Return the lines below exactly, from the first line to the line that contains "(1084,860) -- (1084,37);". Leave out pictures.

-- START Data extract --

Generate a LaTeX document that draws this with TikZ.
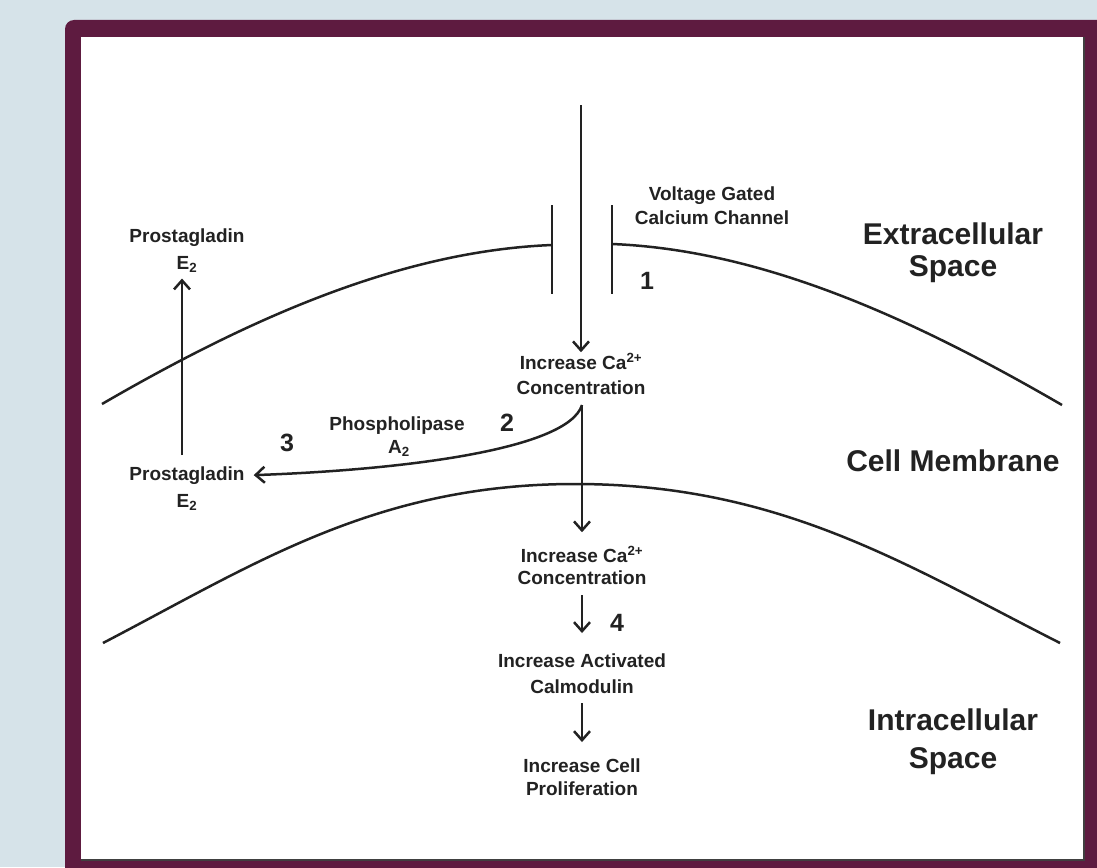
\documentclass[tikz,border=0pt]{standalone}
\usepackage{fontspec}
\setmainfont{Liberation Sans}
\usetikzlibrary{arrows.meta}
\definecolor{bgblue}{RGB}{214,227,233}
\definecolor{framec}{RGB}{94,27,64}
\definecolor{ink}{RGB}{34,34,34}
\begin{document}
\begin{tikzpicture}[x=1pt,y=-1pt,
  lbl/.style={font=\fontsize{19}{23}\selectfont\bfseries, text=ink, anchor=base, inner sep=0pt},
  big/.style={font=\fontsize{30}{36}\selectfont\bfseries, text=ink, anchor=base, inner sep=0pt},
  num/.style={font=\fontsize{25}{30}\selectfont\bfseries, text=ink, anchor=base, inner sep=0pt},
  mem/.style={line width=2.5pt, draw=ink},
  arr/.style={line width=2.5pt, draw=ink, -{Straight Barb[length=9pt,width=16pt,line width=2.5pt]}}]
\useasboundingbox (0,0) rectangle (1097,867);
\clip (0,0) rectangle (1097,867);
\fill[bgblue] (0,0) rectangle (1097,867);
\fill[framec, rounded corners=9pt] (65,20) rectangle (1130,900);
\fill[white] (81,37) rectangle (1084,860);
\draw[black!75, line width=1.5pt] (81,860) -- (1084,860) -- (1084,37);

% membranes
\draw[mem] (102,404) .. controls (252,317) and (402,251) .. (552,245);
\draw[mem] (612,244) .. controls (762,250) and (912,318) .. (1062,405);
\draw[mem] (552,205) -- (552,294);
\draw[mem] (612,205) -- (612,294);
\draw[mem] (103,643) .. controls (253,565) and (375,484) .. (575,484)
                    .. controls (780,484) and (906,565) .. (1060,643);

% labels
\node[lbl] (vg1) at (712,200) {Voltage Gated};
\node[lbl] (vg2) at (712,224) {Calcium Channel};
\node[num] (n1) at (647,289) {1};
\node[big] (ex1) at (953,244) {Extracellular};
\node[big] (ex2) at (953,276) {Space};
\node[big] (cm) at (953,471) {Cell Membrane};
\node[big] (in1) at (953,730) {Intracellular};
\node[big] (in2) at (953,768) {Space};

\node[lbl] (pg1) at (187,242) {Prostagladin};
\node[lbl] (e2a) at (187,269) {E\textsubscript{2}};
\node[lbl] (pg2) at (187,480) {Prostagladin};
\node[lbl] (e2b) at (187,507) {E\textsubscript{2}};
\node[num] (n3) at (287,451) {3};
\node[lbl] (ph1) at (397,430) {Phospholipase};
\node[lbl] (ph2) at (399,453) {A\textsubscript{2}};
\node[num] (n2) at (507,431) {2};

\node[lbl] (ca1a) at (581,369) {Increase Ca\textsuperscript{2+}};
\node[lbl] (ca1b) at (581,394) {Concentration};
\node[lbl] (ca2a) at (582,562) {Increase Ca\textsuperscript{2+}};
\node[lbl] (ca2b) at (582,584) {Concentration};
\node[num] (n4) at (617,631) {4};
\node[lbl] (cal1) at (582,667) {Increase Activated};
\node[lbl] (cal2) at (582,693) {Calmodulin};
\node[lbl] (cel1) at (582,772) {Increase Cell};
\node[lbl] (cel2) at (582,795) {Proliferation};

% connectors
\coordinate (chTop) at (581,105);
\coordinate (br) at (582,405);
\draw[arr, shorten >=1pt] (chTop) -- (ca1a.north);
\draw[arr, shorten >=14pt] (br) -- (ca2a.north);
\draw[arr] (br) .. controls (568,450) and (400,470) .. ([xshift=9pt]pg2.east);
\draw[arr] ([xshift=-5pt,yshift=11pt]pg2.north) -- ([xshift=-5pt,yshift=-6pt]e2a.south);
\draw[arr, shorten <=11pt, shorten >=20pt] (ca2b.south) -- (cal1.north);
\draw[arr, shorten <=10pt, shorten >=16pt] (cal2.south) -- (cel1.north);
\end{tikzpicture}
\end{document}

-- END Data extract --

Response for this exercise:
Generate a LaTeX document that draws this with TikZ.
\documentclass[tikz,border=0pt]{standalone}
\usepackage{fontspec}
\setmainfont{Liberation Sans}
\usetikzlibrary{arrows.meta}
\definecolor{bgblue}{RGB}{214,227,233}
\definecolor{framec}{RGB}{94,27,64}
\definecolor{ink}{RGB}{34,34,34}
\begin{document}
\begin{tikzpicture}[x=1pt,y=-1pt,
  lbl/.style={font=\fontsize{19}{23}\selectfont\bfseries, text=ink, anchor=base, inner sep=0pt},
  big/.style={font=\fontsize{30}{36}\selectfont\bfseries, text=ink, anchor=base, inner sep=0pt},
  num/.style={font=\fontsize{25}{30}\selectfont\bfseries, text=ink, anchor=base, inner sep=0pt},
  mem/.style={line width=2.5pt, draw=ink},
  arr/.style={line width=2.5pt, draw=ink, -{Straight Barb[length=9pt,width=16pt,line width=2.5pt]}}]
\useasboundingbox (0,0) rectangle (1097,867);
\clip (0,0) rectangle (1097,867);
\fill[bgblue] (0,0) rectangle (1097,867);
\fill[framec, rounded corners=9pt] (65,20) rectangle (1130,900);
\fill[white] (81,37) rectangle (1084,860);
\draw[black!75, line width=1.5pt] (81,860) -- (1084,860) -- (1084,37);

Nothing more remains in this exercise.